PRECAMBRIAN CRYSTALLINE BASEMENT ROCKS OF NORTHWEST LAURENTIA: CONSTRAINING THE FORMATION AND EVOLUTION OF NORTH AMERICA


FISHER, Christopher1, VERVOORT, Jeff1, JANSEN, Andrew C.2, LEWIS, Reed S.3, GASCHNIG, Richard M.4 and GOODGE, John W.5, (1)School of the Environment, Washington State University, Pullman, WA 99164, (2)Newmont Mining Corporation, Twin Creeks Operations, Golconda, NV 89414, (3)Idaho Geological Survey, University of Idaho, 875 Perimeter Drive MS3014, Moscow, ID 83844-3014, (4)Department of Geology, University of Maryland, College Park, MD 20742, (5)Department of Geological Sciences, University of Minnesota, Duluth, MN 55812, chris.fisher@wsu.edu

Constraining the nature of ancient crystalline basement underlying western North America provides an important record of the formation and crustal evolution of the continent. Along with adding to the record of North American crustal evolution, constraining the age and isotopic signatures of these basement rocks, which lie near the rifted western edge of Laurentia, will help identify its conjugate margin and therefore will be useful in tectonic reconstructions.

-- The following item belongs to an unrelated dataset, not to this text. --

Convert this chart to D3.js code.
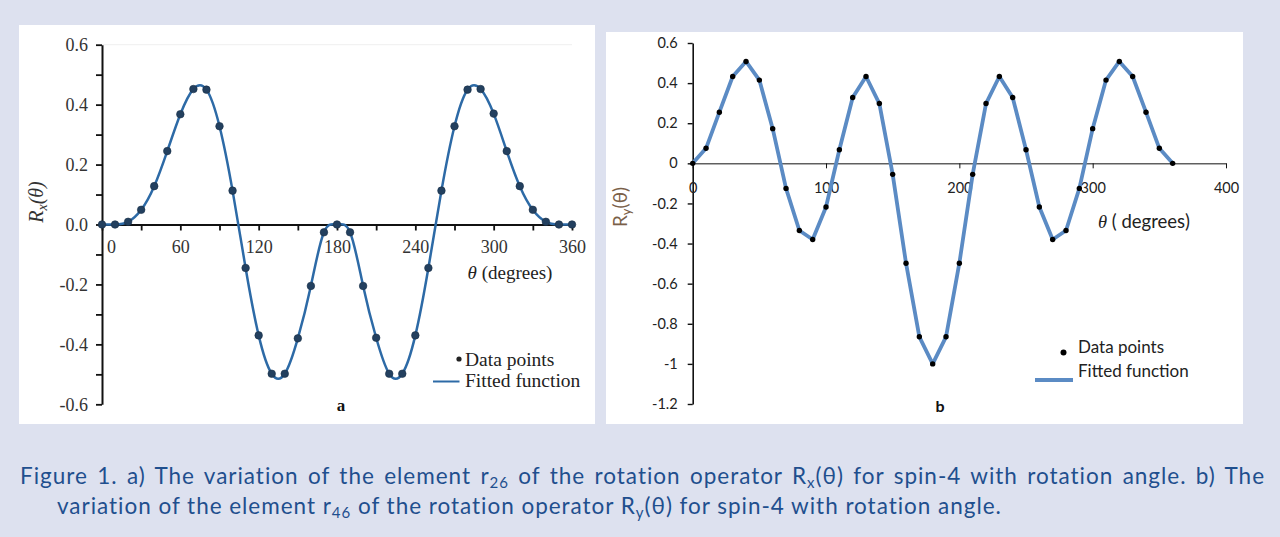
<!DOCTYPE html>
<html>
<head>
<meta charset="utf-8">
<script src="https://cdn.jsdelivr.net/npm/d3@7"></script>
<style>
  html, body { margin: 0; padding: 0; background: #dde1ef; }
  svg { display: block; }
</style>
</head>
<body>
<svg id="chart" width="1280" height="537"></svg>
<script>
// ---------- DATA ----------
// Panel a: element r26 of Rx(theta), spin-4
const anglesA = [0,10,20,30,40,50,60,70,80,90,100,110,120,130,140,150,160,170,180,190,200,210,220,230,240,250,260,270,280,290,300,310,320,330,340,350,360];
const valuesA = [0,0,0.009,0.049,0.128,0.245,0.368,0.452,0.450,0.328,0.113,-0.145,-0.370,-0.498,-0.498,-0.380,-0.205,-0.026,0,-0.026,-0.205,-0.378,-0.498,-0.498,-0.370,-0.145,0.113,0.328,0.450,0.452,0.370,0.245,0.128,0.049,0.009,0,0];
const xTicksA = [0,30,60,90,120,150,180,210,240,270,300,330,360];
const xLabelsA = [0,60,120,180,240,300,360];
const yTicksA = [-0.6,-0.5,-0.4,-0.3,-0.2,-0.1,0,0.1,0.2,0.3,0.4,0.5,0.6];
const yLabelsA = [-0.6,-0.4,-0.2,0,0.2,0.4,0.6];

// Panel b: element r46 of Ry(theta), spin-4
const anglesB = [0,10,20,30,40,50,60,70,80,90,100,110,120,130,140,150,160,170,180,190,200,210,220,230,240,250,260,270,280,290,300,310,320,330,340,350,360];
const valuesB = [0,0.075,0.255,0.433,0.508,0.415,0.173,-0.125,-0.335,-0.380,-0.218,0.068,0.328,0.433,0.298,-0.055,-0.498,-0.865,-1.0,-0.865,-0.498,-0.055,0.298,0.433,0.328,0.068,-0.218,-0.380,-0.335,-0.125,0.173,0.415,0.508,0.433,0.255,0.075,0];
const xTicksB = [0,100,200,300,400];
const yTicksB = [-1.2,-1,-0.8,-0.6,-0.4,-0.2,0,0.2,0.4,0.6];

const legendLabels = ["Data points", "Fitted function"];

// ---------- DRAW ----------
const svg = d3.select("#chart");
svg.append("rect").attr("x",0).attr("y",0).attr("width",1280).attr("height",537).attr("fill","#dde1ef");

// panels
svg.append("rect").attr("x",19).attr("y",25).attr("width",576).attr("height",399).attr("fill","#ffffff");
svg.append("rect").attr("x",606).attr("y",32).attr("width",637).attr("height",392).attr("fill","#ffffff");

// ===== Panel a =====
const serif = "'Liberation Serif', 'Times New Roman', serif";
const xA = d3.scaleLinear().domain([0,360]).range([102,572]);
const yA = d3.scaleLinear().domain([-0.6,0.6]).range([404.3,44.7]);
const gA = svg.append("g");

// faint top gridline
gA.append("line").attr("x1",xA(0)).attr("x2",xA(360)).attr("y1",yA(0.6)).attr("y2",yA(0.6))
  .attr("stroke","#efefef").attr("stroke-width",1);

// y axis
const yAxisA = d3.axisLeft(yA).tickValues(yTicksA).tickSize(6).tickPadding(8).tickSizeOuter(0)
  .tickFormat(d => yLabelsA.some(v => Math.abs(v-d)<1e-9) ? d.toFixed(1) : "");
const gyA = gA.append("g").attr("transform",`translate(${xA(0)},0)`).call(yAxisA);
gyA.select(".domain").attr("stroke","#111").attr("stroke-width",2);
gyA.selectAll(".tick line").attr("stroke","#111").attr("stroke-width",1.8);
gyA.selectAll(".tick text").attr("font-family",serif).attr("font-size",18).attr("fill","#333");

// x axis at y=0
const xAxisA = d3.axisBottom(xA).tickValues(xTicksA).tickSize(6).tickPadding(10).tickSizeOuter(0)
  .tickFormat(d => xLabelsA.includes(d) ? String(d) : "");
const gxA = gA.append("g").attr("transform",`translate(0,${yA(0)})`).call(xAxisA);
gxA.select(".domain").attr("stroke","#111").attr("stroke-width",1.8);
gxA.selectAll(".tick line").attr("stroke","#111").attr("stroke-width",1.8);
gxA.selectAll(".tick text").attr("font-family",serif).attr("font-size",18).attr("fill","#333")
  .attr("dx", d => d === 0 ? 9 : 0);

// fitted curve
const ptsA = anglesA.map((a,i) => [a, valuesA[i]]);
gA.append("path").datum(ptsA)
  .attr("d", d3.line().x(d => xA(d[0])).y(d => yA(d[1])).curve(d3.curveNatural))
  .attr("fill","none").attr("stroke","#2d6aa6").attr("stroke-width",2.5);
// data points
gA.selectAll("circle.pa").data(ptsA).join("circle").attr("class","pa")
  .attr("cx", d => xA(d[0])).attr("cy", d => yA(d[1])).attr("r",3.8)
  .attr("fill","#23405f").attr("stroke","#1a2f47").attr("stroke-width",0.6);

// axis titles
gA.append("text").attr("x",510).attr("y",279).attr("text-anchor","middle")
  .attr("font-family",serif).attr("font-size",19).attr("fill","#222")
  .html('<tspan font-style="italic">θ</tspan> (degrees)');
gA.append("text").attr("transform","translate(43,202) rotate(-90)").attr("text-anchor","middle")
  .attr("font-family",serif).attr("font-size",20).attr("fill","#333").attr("font-style","italic")
  .html('R<tspan font-size="14" dy="4">x</tspan><tspan dy="-4">(θ)</tspan>');

// legend a
gA.append("circle").attr("cx",459).attr("cy",359).attr("r",2.6).attr("fill","#222");
gA.append("text").attr("x",465).attr("y",366).attr("font-family",serif).attr("font-size",19.5).attr("fill","#222").text(legendLabels[0]);
gA.append("line").attr("x1",433).attr("x2",459.5).attr("y1",381.5).attr("y2",381.5).attr("stroke","#2d6aa6").attr("stroke-width",2);
gA.append("text").attr("x",465).attr("y",387).attr("font-family",serif).attr("font-size",19.5).attr("fill","#222").text(legendLabels[1]);
gA.append("text").attr("x",341).attr("y",411).attr("text-anchor","middle").attr("font-family",serif)
  .attr("font-weight","bold").attr("font-size",17).attr("fill","#111").text("a");

// ===== Panel b =====
const sans = "Lato, 'Open Sans', sans-serif";
const xB = d3.scaleLinear().domain([0,400]).range([692.7,1226]);
const yB = d3.scaleLinear().domain([-1.2,0.6]).range([404,43]);
const gB = svg.append("g");

const yAxisB = d3.axisLeft(yB).tickValues(yTicksB).tickSize(5).tickPadding(10).tickSizeOuter(0)
  .tickFormat(d => String(+d.toFixed(1)));
const gyB = gB.append("g").attr("transform",`translate(${xB(0)},0)`).call(yAxisB);
gyB.select(".domain").attr("stroke","#111").attr("stroke-width",1.6);
gyB.selectAll(".tick line").attr("stroke","#111").attr("stroke-width",1.4);
gyB.selectAll(".tick text").attr("font-family",sans).attr("font-size",14.5).attr("fill","#222");

const xAxisB = d3.axisBottom(xB).tickValues(xTicksB).tickSize(5).tickPadding(14).tickSizeOuter(0)
  .tickFormat(d => String(d));
const gxB = gB.append("g").attr("transform",`translate(0,${yB(0)})`).call(xAxisB);
gxB.select(".domain").attr("stroke","#111").attr("stroke-width",1);
gxB.selectAll(".tick line").attr("stroke","#111").attr("stroke-width",1);
gxB.selectAll(".tick text").attr("font-family",sans).attr("font-size",14.5).attr("fill","#222");

const ptsB = anglesB.map((a,i) => [a, valuesB[i]]);
gB.append("path").datum(ptsB)
  .attr("d", d3.line().x(d => xB(d[0])).y(d => yB(d[1])))
  .attr("fill","none").attr("stroke","#5b8bc4").attr("stroke-width",3.8).attr("stroke-linejoin","round");
gB.selectAll("circle.pb").data(ptsB).join("circle").attr("class","pb")
  .attr("cx", d => xB(d[0])).attr("cy", d => yB(d[1])).attr("r",2.7).attr("fill","#000");

gB.append("text").attr("x",1144).attr("y",228).attr("text-anchor","middle")
  .attr("font-family",sans).attr("font-size",18.5).attr("fill","#222")
  .html('<tspan font-family="\'Liberation Serif\', serif" font-style="italic">θ</tspan> ( degrees)');
gB.append("text").attr("transform","translate(627,207) rotate(-90)").attr("text-anchor","middle")
  .attr("font-family",sans).attr("font-size",19).attr("fill","#7a6048")
  .html('R<tspan font-size="13" dy="4">y</tspan><tspan dy="-4">(θ)</tspan>');

// legend b
gB.append("circle").attr("cx",1063.5).attr("cy",352.5).attr("r",3).attr("fill","#000");
gB.append("text").attr("x",1078).attr("y",353).attr("font-family",sans).attr("font-size",17).attr("fill","#222").text(legendLabels[0]);
gB.append("line").attr("x1",1035).attr("x2",1073).attr("y1",380).attr("y2",380).attr("stroke","#5b8bc4").attr("stroke-width",3.8);
gB.append("text").attr("x",1078).attr("y",377).attr("font-family",sans).attr("font-size",17).attr("fill","#222").text(legendLabels[1]);
gB.append("text").attr("x",940).attr("y",412).attr("text-anchor","middle").attr("font-family",sans)
  .attr("font-weight","bold").attr("font-size",16).attr("fill","#111").text("b");

// ===== Caption =====
const capColor = "#1f4f8e";
const capSize = 22.5;
const cap1 = svg.append("text").attr("x",20).attr("y",484).attr("font-family",sans).attr("font-size",capSize).attr("fill",capColor)
  .html('Figure 1. a) The variation of the element r<tspan font-size="15" dy="4">26</tspan><tspan dy="-4"> of the rotation operator R</tspan><tspan font-size="15" dy="4">x</tspan><tspan dy="-4">(θ) for spin-4 with rotation angle. b) The</tspan>');
const cap2 = svg.append("text").attr("x",57).attr("y",514).attr("font-family",sans).attr("font-size",capSize).attr("fill",capColor)
  .html('variation of the element r<tspan font-size="15" dy="4">46</tspan><tspan dy="-4"> of the rotation operator R</tspan><tspan font-size="15" dy="4">y</tspan><tspan dy="-4">(θ) for spin-4 with rotation angle.</tspan>');
(function(){
  // letter-spacing so that line 2 matches its reference width
  const n2 = cap2.text().length;
  const w2 = cap2.node().getComputedTextLength();
  const ls = (946 - w2) / n2;
  cap1.attr("letter-spacing", ls);
  cap2.attr("letter-spacing", ls);
  // justify line 1
  const t1 = cap1.text();
  const spaces = (t1.match(/ /g) || []).length;
  const w1 = cap1.node().getComputedTextLength();
  cap1.attr("word-spacing", (1245 - w1) / spaces);
})();
</script>
</body>
</html>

One region important for addressing this record of continental growth, yet which suffers from a lack of robust geochronologic and radiogenic tracer isotope data from exposed basement, is the Clearwater metamorphic complex of northern Idaho. In order to improve this geochronologic and radiogenic tracer isotope database, we report concurrently determined U-Pb age and Hf isotope compositions of zircon from 12 orthogneiss samples from this region using the Laser Ablation Split Stream (LASS) method. Data from these samples show a strongly bimodal age distribution (~2.65 Ga and ~1.86 Ga) and distinct Hf isotope signatures that provide useful constraints for understanding crustal growth in western Laurentia and isotopic fingerprints for Proterozoic tectonic reconstructions.

The ~2.65 Ga samples have a very restricted range of initial εHf from +2 to +3, suggesting derivation from a depleted mantle source, with little input from pre-existing crustal material. In contrast, the ~1.86 Ga orthogneisses have a wide range of initial εHf from about -8 to +10. The initial εHf from the ~1.86 Ga orthogneisses are consistent with mixing between a nearly pure depleted mantle end-member and the preexisting 2.65 Ga crust that their protoliths intruded. These results demonstrate production of juvenile material at ~2.65 Ga, followed by further input of juvenile material into this preexisting crust at ~1.86 Ga. Moreover, there is a striking similarity between the U-Pb age+Hf isotope signature of the Clearwater orthogneisses and new LASS U-Pb+Hf isotope data from granitoid clasts collected from glacial catchments in central East Antarctica, consistent with the proposed SWEAT reconstruction of Rodinia.